== REQUEST ==
What is to be printed is the span of lines starting at the one containing "Write a Python" and ending at the one containing "clip_on=False, zorder=1)", reproduced exactly with pictures left out.

>>>

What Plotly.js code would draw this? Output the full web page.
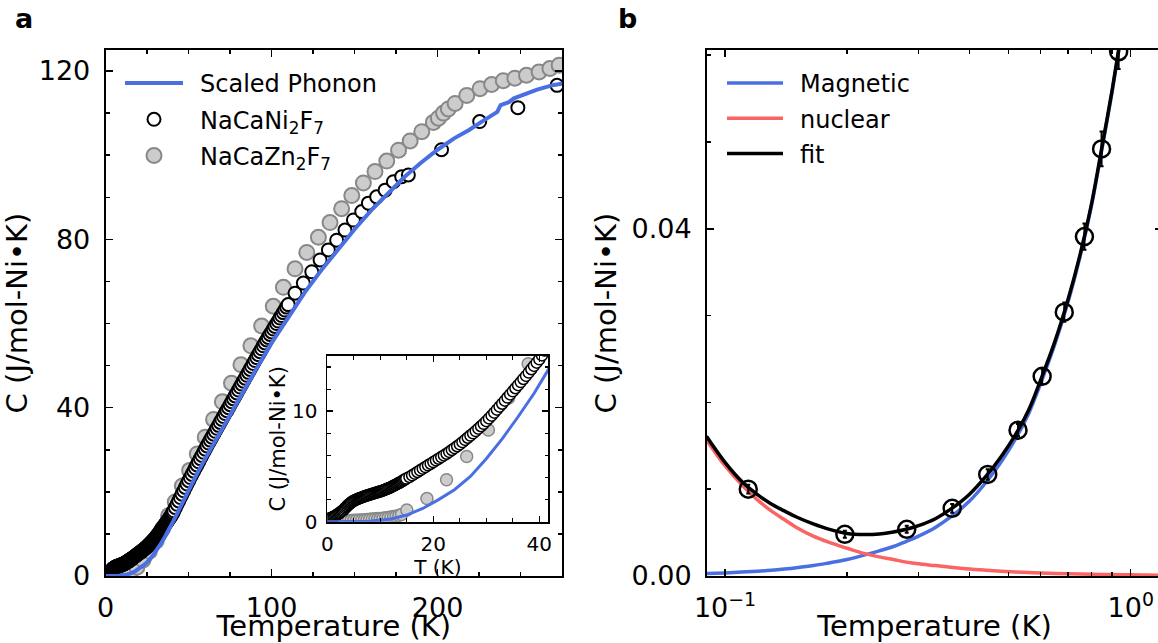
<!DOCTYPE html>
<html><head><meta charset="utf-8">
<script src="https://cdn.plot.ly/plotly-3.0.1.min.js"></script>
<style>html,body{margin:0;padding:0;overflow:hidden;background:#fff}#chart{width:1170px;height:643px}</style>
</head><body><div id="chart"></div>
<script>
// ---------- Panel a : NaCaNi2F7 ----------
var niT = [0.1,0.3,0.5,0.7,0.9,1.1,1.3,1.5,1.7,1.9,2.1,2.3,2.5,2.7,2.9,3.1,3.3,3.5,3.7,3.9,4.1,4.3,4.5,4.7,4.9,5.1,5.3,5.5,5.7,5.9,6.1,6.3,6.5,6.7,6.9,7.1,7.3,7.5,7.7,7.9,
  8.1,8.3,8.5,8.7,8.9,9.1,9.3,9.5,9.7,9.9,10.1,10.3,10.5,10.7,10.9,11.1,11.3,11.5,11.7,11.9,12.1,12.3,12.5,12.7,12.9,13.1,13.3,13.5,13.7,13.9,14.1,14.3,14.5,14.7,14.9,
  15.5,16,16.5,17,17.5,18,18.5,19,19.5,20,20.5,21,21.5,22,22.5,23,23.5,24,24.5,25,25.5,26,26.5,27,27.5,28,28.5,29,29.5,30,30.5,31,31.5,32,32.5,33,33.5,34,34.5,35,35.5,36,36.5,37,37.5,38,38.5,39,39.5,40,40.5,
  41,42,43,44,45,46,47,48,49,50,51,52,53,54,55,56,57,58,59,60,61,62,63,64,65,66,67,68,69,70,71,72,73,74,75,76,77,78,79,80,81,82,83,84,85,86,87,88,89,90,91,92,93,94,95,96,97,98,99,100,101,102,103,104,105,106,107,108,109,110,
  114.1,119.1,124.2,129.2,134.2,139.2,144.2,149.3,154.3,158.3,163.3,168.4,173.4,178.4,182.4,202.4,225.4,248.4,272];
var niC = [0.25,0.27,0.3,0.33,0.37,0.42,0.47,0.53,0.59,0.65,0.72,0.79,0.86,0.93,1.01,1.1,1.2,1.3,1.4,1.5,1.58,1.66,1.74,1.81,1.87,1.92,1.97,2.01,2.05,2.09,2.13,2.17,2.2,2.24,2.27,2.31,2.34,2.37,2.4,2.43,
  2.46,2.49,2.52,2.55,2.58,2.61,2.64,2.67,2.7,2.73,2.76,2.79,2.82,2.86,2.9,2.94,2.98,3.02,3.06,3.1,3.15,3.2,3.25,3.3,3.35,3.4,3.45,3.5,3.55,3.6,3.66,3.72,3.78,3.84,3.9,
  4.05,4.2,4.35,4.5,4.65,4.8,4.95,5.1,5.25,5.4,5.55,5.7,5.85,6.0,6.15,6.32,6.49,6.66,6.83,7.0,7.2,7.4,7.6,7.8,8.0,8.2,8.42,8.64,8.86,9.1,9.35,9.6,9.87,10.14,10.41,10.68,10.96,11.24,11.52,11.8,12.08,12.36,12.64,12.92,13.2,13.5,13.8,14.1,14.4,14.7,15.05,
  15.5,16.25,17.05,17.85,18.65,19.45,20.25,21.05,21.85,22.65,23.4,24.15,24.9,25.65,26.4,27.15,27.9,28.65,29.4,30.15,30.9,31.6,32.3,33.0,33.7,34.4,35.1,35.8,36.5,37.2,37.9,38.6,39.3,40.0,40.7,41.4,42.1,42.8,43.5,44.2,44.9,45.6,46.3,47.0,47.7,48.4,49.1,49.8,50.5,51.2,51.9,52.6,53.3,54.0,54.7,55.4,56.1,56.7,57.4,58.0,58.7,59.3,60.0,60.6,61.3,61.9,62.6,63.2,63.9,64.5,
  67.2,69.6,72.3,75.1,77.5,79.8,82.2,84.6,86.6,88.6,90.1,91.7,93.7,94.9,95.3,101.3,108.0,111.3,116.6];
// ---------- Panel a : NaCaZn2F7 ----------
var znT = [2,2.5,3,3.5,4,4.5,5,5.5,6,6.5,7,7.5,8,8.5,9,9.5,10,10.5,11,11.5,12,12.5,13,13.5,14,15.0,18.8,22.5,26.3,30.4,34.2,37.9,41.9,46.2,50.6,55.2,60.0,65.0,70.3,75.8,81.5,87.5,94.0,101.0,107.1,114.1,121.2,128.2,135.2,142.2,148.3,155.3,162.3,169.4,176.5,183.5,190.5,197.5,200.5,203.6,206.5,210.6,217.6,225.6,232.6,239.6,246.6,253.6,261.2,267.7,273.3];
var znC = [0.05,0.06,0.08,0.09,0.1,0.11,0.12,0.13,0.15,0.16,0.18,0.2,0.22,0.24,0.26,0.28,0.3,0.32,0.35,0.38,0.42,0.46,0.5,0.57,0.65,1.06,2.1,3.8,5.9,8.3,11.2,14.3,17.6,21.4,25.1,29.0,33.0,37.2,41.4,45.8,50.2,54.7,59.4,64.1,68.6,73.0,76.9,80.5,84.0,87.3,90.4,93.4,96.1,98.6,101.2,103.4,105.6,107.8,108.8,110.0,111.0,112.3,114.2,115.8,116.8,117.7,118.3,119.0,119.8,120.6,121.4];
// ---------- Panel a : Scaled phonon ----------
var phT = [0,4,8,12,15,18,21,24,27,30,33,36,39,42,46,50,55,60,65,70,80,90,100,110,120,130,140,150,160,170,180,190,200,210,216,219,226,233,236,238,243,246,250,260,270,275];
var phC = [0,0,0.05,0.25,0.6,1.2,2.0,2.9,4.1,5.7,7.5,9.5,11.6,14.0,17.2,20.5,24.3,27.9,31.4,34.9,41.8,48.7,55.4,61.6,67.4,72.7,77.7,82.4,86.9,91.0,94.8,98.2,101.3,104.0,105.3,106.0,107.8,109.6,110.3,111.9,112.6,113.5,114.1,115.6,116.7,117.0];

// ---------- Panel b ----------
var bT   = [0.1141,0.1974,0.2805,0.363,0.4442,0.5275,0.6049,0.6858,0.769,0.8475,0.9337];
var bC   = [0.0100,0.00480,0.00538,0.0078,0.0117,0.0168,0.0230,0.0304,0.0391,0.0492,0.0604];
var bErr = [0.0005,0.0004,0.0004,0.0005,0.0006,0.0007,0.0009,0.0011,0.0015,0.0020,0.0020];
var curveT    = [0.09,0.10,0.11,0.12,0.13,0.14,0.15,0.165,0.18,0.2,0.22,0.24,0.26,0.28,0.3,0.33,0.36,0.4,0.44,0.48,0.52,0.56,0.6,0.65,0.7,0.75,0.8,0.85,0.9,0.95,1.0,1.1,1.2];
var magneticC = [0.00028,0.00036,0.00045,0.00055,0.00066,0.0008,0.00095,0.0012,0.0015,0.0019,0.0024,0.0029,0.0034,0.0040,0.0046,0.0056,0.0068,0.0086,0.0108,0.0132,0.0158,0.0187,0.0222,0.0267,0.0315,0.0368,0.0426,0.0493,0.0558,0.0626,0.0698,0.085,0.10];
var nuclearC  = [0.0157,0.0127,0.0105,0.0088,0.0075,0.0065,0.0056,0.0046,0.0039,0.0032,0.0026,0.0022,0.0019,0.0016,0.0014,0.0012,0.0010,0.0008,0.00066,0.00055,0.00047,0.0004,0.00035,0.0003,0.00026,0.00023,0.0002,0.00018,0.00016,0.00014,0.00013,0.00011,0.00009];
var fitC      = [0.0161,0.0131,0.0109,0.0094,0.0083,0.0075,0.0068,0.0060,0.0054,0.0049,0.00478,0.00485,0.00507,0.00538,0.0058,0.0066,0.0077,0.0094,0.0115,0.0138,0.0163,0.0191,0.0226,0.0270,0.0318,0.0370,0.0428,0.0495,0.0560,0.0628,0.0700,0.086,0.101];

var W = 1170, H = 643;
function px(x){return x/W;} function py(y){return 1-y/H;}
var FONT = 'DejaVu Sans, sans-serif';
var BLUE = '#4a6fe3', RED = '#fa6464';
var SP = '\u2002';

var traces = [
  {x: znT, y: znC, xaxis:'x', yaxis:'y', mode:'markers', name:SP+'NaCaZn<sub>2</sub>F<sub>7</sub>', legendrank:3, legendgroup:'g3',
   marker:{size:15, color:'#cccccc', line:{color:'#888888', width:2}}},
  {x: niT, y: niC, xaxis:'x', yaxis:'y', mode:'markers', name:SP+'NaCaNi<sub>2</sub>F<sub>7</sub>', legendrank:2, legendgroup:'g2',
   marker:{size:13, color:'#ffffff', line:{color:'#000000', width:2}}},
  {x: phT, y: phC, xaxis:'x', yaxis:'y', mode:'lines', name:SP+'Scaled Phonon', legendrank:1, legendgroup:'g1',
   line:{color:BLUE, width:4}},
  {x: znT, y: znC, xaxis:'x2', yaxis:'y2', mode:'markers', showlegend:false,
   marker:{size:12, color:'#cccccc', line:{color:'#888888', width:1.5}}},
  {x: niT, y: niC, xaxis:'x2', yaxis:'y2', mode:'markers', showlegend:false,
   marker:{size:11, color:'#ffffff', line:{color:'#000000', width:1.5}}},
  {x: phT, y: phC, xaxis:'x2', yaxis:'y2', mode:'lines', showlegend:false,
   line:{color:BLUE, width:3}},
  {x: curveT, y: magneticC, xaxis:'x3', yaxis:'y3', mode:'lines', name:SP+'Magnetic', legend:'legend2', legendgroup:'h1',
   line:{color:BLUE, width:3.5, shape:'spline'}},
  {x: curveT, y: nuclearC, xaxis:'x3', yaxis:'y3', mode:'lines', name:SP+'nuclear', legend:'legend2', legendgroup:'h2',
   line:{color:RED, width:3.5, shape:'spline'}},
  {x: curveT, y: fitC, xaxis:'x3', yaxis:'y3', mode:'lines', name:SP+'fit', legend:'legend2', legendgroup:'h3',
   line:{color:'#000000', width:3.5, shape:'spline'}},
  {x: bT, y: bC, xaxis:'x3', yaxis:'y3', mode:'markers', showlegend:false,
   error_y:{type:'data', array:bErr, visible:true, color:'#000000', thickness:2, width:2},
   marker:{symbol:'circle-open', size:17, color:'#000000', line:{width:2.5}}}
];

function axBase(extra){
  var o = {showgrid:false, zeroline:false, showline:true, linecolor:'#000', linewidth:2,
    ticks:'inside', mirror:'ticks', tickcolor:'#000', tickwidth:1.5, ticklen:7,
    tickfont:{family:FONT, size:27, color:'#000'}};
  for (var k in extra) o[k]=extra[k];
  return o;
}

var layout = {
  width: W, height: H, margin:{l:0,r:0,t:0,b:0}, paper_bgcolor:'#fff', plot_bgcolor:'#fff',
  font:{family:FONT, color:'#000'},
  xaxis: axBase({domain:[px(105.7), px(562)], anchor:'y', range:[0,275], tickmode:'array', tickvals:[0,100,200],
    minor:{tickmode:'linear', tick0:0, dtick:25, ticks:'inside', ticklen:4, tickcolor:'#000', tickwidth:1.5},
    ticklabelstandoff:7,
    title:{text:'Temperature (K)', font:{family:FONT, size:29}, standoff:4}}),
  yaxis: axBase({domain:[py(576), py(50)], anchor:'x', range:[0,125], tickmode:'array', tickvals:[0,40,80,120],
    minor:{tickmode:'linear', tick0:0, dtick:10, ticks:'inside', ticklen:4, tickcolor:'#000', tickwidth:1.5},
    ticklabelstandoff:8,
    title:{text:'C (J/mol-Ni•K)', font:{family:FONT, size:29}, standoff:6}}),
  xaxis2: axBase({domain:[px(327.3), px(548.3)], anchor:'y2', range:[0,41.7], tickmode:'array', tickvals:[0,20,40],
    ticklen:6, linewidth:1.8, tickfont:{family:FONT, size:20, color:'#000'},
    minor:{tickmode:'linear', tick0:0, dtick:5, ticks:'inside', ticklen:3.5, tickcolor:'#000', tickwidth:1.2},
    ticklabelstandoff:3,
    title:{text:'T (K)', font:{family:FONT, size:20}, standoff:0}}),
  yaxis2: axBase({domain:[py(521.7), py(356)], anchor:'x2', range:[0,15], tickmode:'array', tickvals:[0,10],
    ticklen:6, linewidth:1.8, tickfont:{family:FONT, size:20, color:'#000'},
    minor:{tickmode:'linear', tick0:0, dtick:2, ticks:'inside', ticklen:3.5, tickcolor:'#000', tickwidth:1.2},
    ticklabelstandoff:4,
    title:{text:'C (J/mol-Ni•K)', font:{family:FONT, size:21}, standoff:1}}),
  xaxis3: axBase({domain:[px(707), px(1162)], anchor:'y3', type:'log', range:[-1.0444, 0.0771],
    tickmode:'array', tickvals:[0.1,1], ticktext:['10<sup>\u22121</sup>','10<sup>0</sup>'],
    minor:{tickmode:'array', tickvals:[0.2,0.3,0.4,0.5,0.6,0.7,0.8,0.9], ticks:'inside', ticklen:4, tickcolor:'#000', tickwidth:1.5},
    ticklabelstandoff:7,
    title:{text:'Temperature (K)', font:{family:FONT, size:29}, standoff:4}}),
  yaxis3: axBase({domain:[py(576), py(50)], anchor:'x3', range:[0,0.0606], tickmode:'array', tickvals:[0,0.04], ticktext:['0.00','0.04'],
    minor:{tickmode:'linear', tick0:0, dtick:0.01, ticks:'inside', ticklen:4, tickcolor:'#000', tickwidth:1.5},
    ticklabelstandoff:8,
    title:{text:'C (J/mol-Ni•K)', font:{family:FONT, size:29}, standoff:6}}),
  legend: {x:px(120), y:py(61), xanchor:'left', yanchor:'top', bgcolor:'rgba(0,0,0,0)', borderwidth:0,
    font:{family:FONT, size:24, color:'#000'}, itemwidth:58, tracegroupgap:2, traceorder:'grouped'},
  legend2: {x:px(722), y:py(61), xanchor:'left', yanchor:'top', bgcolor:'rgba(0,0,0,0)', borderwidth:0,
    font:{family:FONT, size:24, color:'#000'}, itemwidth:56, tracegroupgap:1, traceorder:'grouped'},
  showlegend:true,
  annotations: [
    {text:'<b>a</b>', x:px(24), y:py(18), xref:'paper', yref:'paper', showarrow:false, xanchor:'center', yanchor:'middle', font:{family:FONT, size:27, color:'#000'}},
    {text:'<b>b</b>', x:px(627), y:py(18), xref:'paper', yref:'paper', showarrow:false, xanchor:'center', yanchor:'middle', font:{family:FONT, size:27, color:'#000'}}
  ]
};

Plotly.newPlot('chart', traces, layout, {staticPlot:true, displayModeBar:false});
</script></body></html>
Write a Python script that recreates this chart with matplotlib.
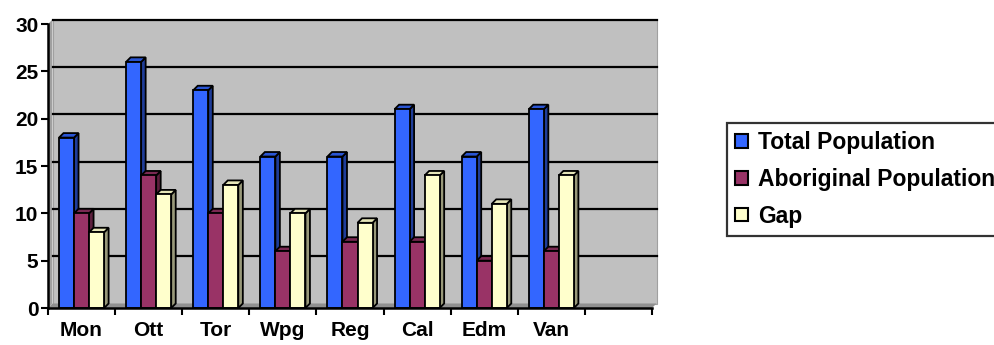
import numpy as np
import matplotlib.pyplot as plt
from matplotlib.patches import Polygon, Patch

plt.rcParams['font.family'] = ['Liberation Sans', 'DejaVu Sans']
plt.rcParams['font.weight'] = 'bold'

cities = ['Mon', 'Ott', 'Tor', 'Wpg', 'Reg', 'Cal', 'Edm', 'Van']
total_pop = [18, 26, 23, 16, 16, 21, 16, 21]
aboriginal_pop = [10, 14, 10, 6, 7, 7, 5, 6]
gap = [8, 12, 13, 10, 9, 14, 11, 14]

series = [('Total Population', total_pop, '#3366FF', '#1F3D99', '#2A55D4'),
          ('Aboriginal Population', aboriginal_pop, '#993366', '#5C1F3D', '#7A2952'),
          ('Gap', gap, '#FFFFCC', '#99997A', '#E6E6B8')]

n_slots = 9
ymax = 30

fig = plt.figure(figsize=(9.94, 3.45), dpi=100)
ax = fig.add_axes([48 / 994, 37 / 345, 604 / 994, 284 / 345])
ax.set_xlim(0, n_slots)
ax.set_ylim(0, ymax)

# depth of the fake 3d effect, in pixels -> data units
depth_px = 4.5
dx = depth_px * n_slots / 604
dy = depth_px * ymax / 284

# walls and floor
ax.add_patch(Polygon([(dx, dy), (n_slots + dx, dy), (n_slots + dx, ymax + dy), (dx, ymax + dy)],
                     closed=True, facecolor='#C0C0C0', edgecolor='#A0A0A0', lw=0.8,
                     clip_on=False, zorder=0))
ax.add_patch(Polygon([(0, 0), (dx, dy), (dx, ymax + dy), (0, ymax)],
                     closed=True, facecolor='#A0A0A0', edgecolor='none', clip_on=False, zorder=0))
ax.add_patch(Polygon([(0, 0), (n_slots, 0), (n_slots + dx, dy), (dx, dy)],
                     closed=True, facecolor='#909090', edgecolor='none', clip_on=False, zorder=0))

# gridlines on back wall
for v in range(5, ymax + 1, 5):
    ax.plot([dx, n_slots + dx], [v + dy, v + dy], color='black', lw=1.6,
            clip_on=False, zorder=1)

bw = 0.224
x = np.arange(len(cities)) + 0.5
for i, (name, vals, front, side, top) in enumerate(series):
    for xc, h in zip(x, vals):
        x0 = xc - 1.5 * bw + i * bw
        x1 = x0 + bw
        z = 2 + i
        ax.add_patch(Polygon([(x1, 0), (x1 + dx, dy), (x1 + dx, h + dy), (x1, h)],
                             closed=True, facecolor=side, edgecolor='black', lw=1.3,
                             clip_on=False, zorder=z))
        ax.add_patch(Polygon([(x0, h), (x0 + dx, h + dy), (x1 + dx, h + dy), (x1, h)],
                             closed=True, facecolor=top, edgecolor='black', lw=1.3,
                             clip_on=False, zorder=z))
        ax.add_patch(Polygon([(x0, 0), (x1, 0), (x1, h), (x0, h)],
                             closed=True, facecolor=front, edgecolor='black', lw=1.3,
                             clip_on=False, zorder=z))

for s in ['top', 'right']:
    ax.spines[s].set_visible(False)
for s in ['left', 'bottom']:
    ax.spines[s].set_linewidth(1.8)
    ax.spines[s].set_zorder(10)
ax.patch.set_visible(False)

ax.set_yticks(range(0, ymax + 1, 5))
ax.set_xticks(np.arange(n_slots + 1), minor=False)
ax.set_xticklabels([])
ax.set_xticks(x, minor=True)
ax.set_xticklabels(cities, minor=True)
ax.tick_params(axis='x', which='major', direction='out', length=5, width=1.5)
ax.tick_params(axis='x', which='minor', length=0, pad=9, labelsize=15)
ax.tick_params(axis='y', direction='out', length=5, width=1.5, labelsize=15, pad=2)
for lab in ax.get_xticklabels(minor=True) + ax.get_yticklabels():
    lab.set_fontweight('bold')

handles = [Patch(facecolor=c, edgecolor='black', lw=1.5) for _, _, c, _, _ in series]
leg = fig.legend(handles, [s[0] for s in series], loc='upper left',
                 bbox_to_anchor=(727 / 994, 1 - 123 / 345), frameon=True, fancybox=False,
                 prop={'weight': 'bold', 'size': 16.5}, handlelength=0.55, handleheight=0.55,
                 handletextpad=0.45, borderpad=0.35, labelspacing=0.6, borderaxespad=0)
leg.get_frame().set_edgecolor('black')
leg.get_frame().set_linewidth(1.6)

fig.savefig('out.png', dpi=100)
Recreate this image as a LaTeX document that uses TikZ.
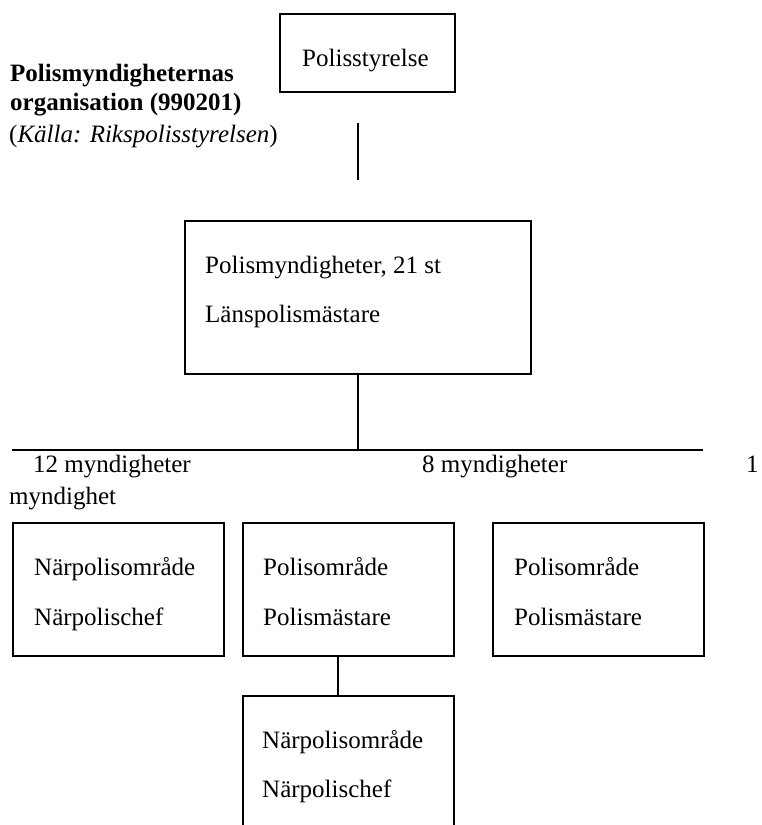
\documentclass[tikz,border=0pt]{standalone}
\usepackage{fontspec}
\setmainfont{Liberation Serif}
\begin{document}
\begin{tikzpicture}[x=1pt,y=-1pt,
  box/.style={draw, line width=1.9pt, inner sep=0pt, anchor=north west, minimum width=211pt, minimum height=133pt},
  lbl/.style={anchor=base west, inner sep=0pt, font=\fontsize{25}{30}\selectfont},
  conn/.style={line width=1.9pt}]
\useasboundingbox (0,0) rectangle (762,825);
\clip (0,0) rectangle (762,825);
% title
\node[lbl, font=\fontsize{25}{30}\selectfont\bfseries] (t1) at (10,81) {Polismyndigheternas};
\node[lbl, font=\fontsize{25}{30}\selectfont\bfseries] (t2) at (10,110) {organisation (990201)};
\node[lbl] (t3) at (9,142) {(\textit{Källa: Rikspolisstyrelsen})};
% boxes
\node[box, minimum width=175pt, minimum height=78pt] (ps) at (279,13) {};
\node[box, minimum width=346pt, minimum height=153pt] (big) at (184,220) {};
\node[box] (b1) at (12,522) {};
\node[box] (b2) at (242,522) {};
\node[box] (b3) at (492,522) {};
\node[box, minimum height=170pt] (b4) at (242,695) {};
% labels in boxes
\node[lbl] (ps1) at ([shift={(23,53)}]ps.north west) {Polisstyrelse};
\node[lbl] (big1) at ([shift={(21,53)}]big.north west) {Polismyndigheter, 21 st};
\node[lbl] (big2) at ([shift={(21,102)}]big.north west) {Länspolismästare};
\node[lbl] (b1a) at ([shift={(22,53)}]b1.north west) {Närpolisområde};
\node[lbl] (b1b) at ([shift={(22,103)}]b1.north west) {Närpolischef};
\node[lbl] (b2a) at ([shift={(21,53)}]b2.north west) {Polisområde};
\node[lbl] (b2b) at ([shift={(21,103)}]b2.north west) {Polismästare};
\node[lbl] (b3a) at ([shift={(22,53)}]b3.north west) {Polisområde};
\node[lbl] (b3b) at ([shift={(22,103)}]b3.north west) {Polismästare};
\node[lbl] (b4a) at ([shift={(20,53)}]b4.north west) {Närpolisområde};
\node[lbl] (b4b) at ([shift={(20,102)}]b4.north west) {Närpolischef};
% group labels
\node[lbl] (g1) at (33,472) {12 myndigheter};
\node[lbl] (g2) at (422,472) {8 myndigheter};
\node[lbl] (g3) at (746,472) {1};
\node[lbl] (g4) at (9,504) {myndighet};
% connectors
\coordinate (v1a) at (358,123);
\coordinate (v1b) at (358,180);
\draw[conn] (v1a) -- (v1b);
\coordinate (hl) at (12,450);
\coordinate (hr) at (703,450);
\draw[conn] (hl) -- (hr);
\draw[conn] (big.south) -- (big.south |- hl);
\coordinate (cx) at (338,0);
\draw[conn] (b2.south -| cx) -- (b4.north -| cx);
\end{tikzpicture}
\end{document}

<<<

== TASK OUTPUT ==
Write a Python script that recreates this chart with matplotlib.
import numpy as np
import matplotlib.pyplot as plt
from matplotlib.patches import Polygon, Patch

plt.rcParams['font.family'] = ['Liberation Sans', 'DejaVu Sans']
plt.rcParams['font.weight'] = 'bold'

cities = ['Mon', 'Ott', 'Tor', 'Wpg', 'Reg', 'Cal', 'Edm', 'Van']
total_pop = [18, 26, 23, 16, 16, 21, 16, 21]
aboriginal_pop = [10, 14, 10, 6, 7, 7, 5, 6]
gap = [8, 12, 13, 10, 9, 14, 11, 14]

series = [('Total Population', total_pop, '#3366FF', '#1F3D99', '#2A55D4'),
          ('Aboriginal Population', aboriginal_pop, '#993366', '#5C1F3D', '#7A2952'),
          ('Gap', gap, '#FFFFCC', '#99997A', '#E6E6B8')]

n_slots = 9
ymax = 30

fig = plt.figure(figsize=(9.94, 3.45), dpi=100)
ax = fig.add_axes([48 / 994, 37 / 345, 604 / 994, 284 / 345])
ax.set_xlim(0, n_slots)
ax.set_ylim(0, ymax)

# depth of the fake 3d effect, in pixels -> data units
depth_px = 4.5
dx = depth_px * n_slots / 604
dy = depth_px * ymax / 284

# walls and floor
ax.add_patch(Polygon([(dx, dy), (n_slots + dx, dy), (n_slots + dx, ymax + dy), (dx, ymax + dy)],
                     closed=True, facecolor='#C0C0C0', edgecolor='#A0A0A0', lw=0.8,
                     clip_on=False, zorder=0))
ax.add_patch(Polygon([(0, 0), (dx, dy), (dx, ymax + dy), (0, ymax)],
                     closed=True, facecolor='#A0A0A0', edgecolor='none', clip_on=False, zorder=0))
ax.add_patch(Polygon([(0, 0), (n_slots, 0), (n_slots + dx, dy), (dx, dy)],
                     closed=True, facecolor='#909090', edgecolor='none', clip_on=False, zorder=0))

# gridlines on back wall
for v in range(5, ymax + 1, 5):
    ax.plot([dx, n_slots + dx], [v + dy, v + dy], color='black', lw=1.6,
            clip_on=False, zorder=1)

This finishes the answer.